I've tried to compute $cos(r)$ into a power series first and then evaluating its antiderivative, but the resulting power series looked nothing like the original integrated function after graphing them.
Can someone show me how to transform this trig integral into a power series?

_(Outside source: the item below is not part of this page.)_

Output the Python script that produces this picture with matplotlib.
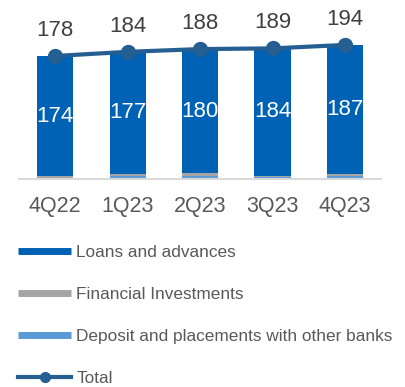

$$ \cos(r) = \sum_{n=0}^\infty \frac{(-1)^n}{(2n)!} r^{2n} \text{,} $$ so $$ \cos(r^3) = \sum_{n=0}^\infty \frac{(-1)^n}{(2n)!} r^{6n} \text{.} $$ This power series has infinite radius of convergence, so the following series does also. \begin{align*} \int_0^x \; \cos(r^3) \,\mathrm{d}r &= \int_0^x \; \sum_{n=0}^\infty \frac{(-1)^n}{(2n)!} r^{6n} \,\mathrm{d}r \\ &= \sum_{n=0}^\infty \int_0^x \; \frac{(-1)^n}{(2n)!} r^{6n} \,\mathrm{d}r \\ &= \sum_{n=0}^\infty \frac{(-1)^n}{(2n)!} \left. \frac{r^{6n+1}}{6n+1} \right|_0^x \\ &= \sum_{n=0}^\infty \frac{(-1)^n}{(2n)!} \left( \frac{x^{6n+1}}{6n+1} - \frac{0^{6n+1}}{6n+1} \right) \\ &= \sum_{n=0}^\infty \frac{(-1)^n}{(2n)!} \frac{x^{6n+1}}{6n+1} \text{.} \end{align*}
You don't post your mismatched plots nor explain what difference there was... Plotting the integral in blue and the series in yellow, they exactly overlap. (I displaced the integral's trace microscopically so it would be slightly visible behind the series's trace.